Describe any alternatives you have considered

No response

Additional context

No response

Check for duplicates

  • [x] I have searched the open bugs/issues and have found no duplicates for this bug report

tomresan avatar Sep 10 '24 15:09 tomresan

Hi @treasan,

Thank you for reaching out. Yes, that sounds like a good feature to add. Let us add this to our ToDo list. Could you also tell me how do you want to utilize this data further? To drive transformations or to feed the model?

JanuszL avatar Sep 10 '24 16:09 JanuszL

Hey @JanuszL

I am training a model, which expects video snippets with a certain duration (in seconds). Furthermore it expects a timestep for each frame, which is used for a temporal positional encoding.

tomresan avatar Sep 10 '24 18:09 tomresan

Thank you for the clarification. In this case, I think it would be best to return this data directly from the video decoder (at least timesteps for each frame), and or extend the decoder to decode not the number of frames but the duration.

JanuszL avatar Sep 10 '24 18:09 JanuszL

Hello @treasan

thanks for creating the issue. To better understand the requirement I wanted to ask do your use case expect the samples to have the same number of frames or the number of frames varies per sample. If it varies is it due to the variable frame rates in the video or variable duration of frames in seconds or both? If it varies what is expected type and shape of the output in your desired framework?

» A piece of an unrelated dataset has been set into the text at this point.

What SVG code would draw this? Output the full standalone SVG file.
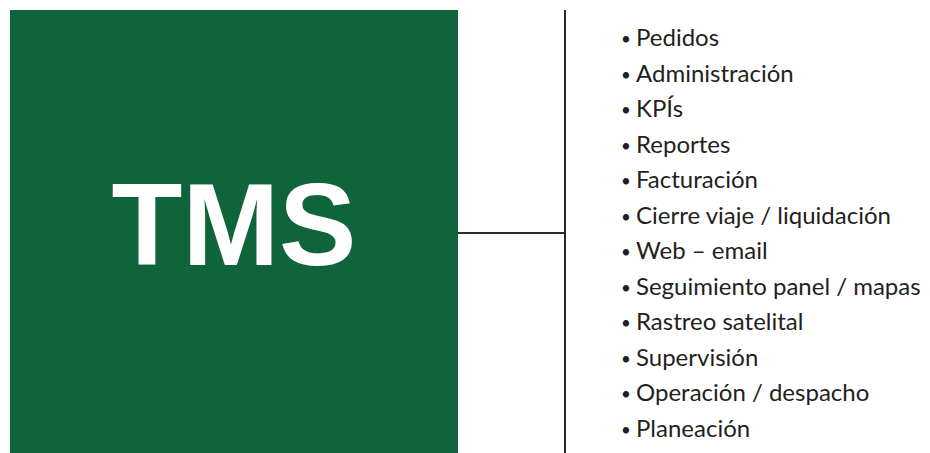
<svg xmlns="http://www.w3.org/2000/svg" width="930" height="453" viewBox="0 0 930 453">
<style>
.item{font-family:Lato,"Liberation Sans",sans-serif;font-size:24px;fill:#231f20}
.bul{font-family:Lato,"Liberation Sans",sans-serif;font-size:17px;fill:#231f20}
.ln{stroke:#2b2b2b;stroke-width:2;fill:none}
</style>
<rect width="930" height="453" fill="#ffffff"/>
<g id="tms">
<rect x="10" y="10" width="448" height="443" fill="#10643a"/>
<text x="234" y="265" text-anchor="middle" font-family="'Liberation Sans',Arial,sans-serif" font-weight="bold" font-size="116" fill="#ffffff">TMS</text>
</g>
<g id="connectors">
<line class="ln" x1="458" y1="233" x2="565" y2="233"/>
<line class="ln" x1="565" y1="10" x2="565" y2="453"/>
</g>
<g id="list">
<text class="bul" x="621" y="45">•</text><text class="item" x="636" y="46">Pedidos</text>
<text class="bul" x="621" y="80.5">•</text><text class="item" x="636" y="81.5">Administración</text>
<text class="bul" x="621" y="116">•</text><text class="item" x="636" y="117">KPÍs</text>
<text class="bul" x="621" y="151.5">•</text><text class="item" x="636" y="152.5">Reportes</text>
<text class="bul" x="621" y="187">•</text><text class="item" x="636" y="188">Facturación</text>
<text class="bul" x="621" y="222.5">•</text><text class="item" x="636" y="223.5">Cierre viaje / liquidación</text>
<text class="bul" x="621" y="258">•</text><text class="item" x="636" y="259">Web – email</text>
<text class="bul" x="621" y="293.5">•</text><text class="item" x="636" y="294.5">Seguimiento panel / mapas</text>
<text class="bul" x="621" y="329">•</text><text class="item" x="636" y="330">Rastreo satelital</text>
<text class="bul" x="621" y="364.5">•</text><text class="item" x="636" y="365.5">Supervisión</text>
<text class="bul" x="621" y="400">•</text><text class="item" x="636" y="401">Operación / despacho</text>
<text class="bul" x="621" y="435.5">•</text><text class="item" x="636" y="436.5">Planeación</text>
</g>
</svg>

awolant avatar Sep 10 '24 19:09 awolant

Please have a look at another issue/question I have submitted #5626. I explain my pipeline there in more detail.

tl;dr:

  1. DALI pipeline: Loading raw video bytes from webdataset
  2. Python function: Peeking duration and fps metadata from raw video bytes and filter out unwanted videos beforehand (e.g. too short ones)
  3. DALI pipeline: Get raw video bytes, duration, fps from external source --> decode video --> return decoded video, duration, fps
  4. Python function: Cut out multiple consecutive snippets of certain duration (e.g. 3 secs) of respective videos based on fps/duration metadata. These snippets constitute one training sample. They get batched and fed to the model alongside their timesteps that were also calculated based on the fps/duration metadata.

So, optimal for my use-case would be a DALI operator that peeks this metadata from raw video bytes, as I am then able to filter them out before the decoding step (more efficient). This might be similar to the peek_image_shape operator, which gives certain information about an encoded image.

tomresan avatar Sep 10 '24 19:09 tomresan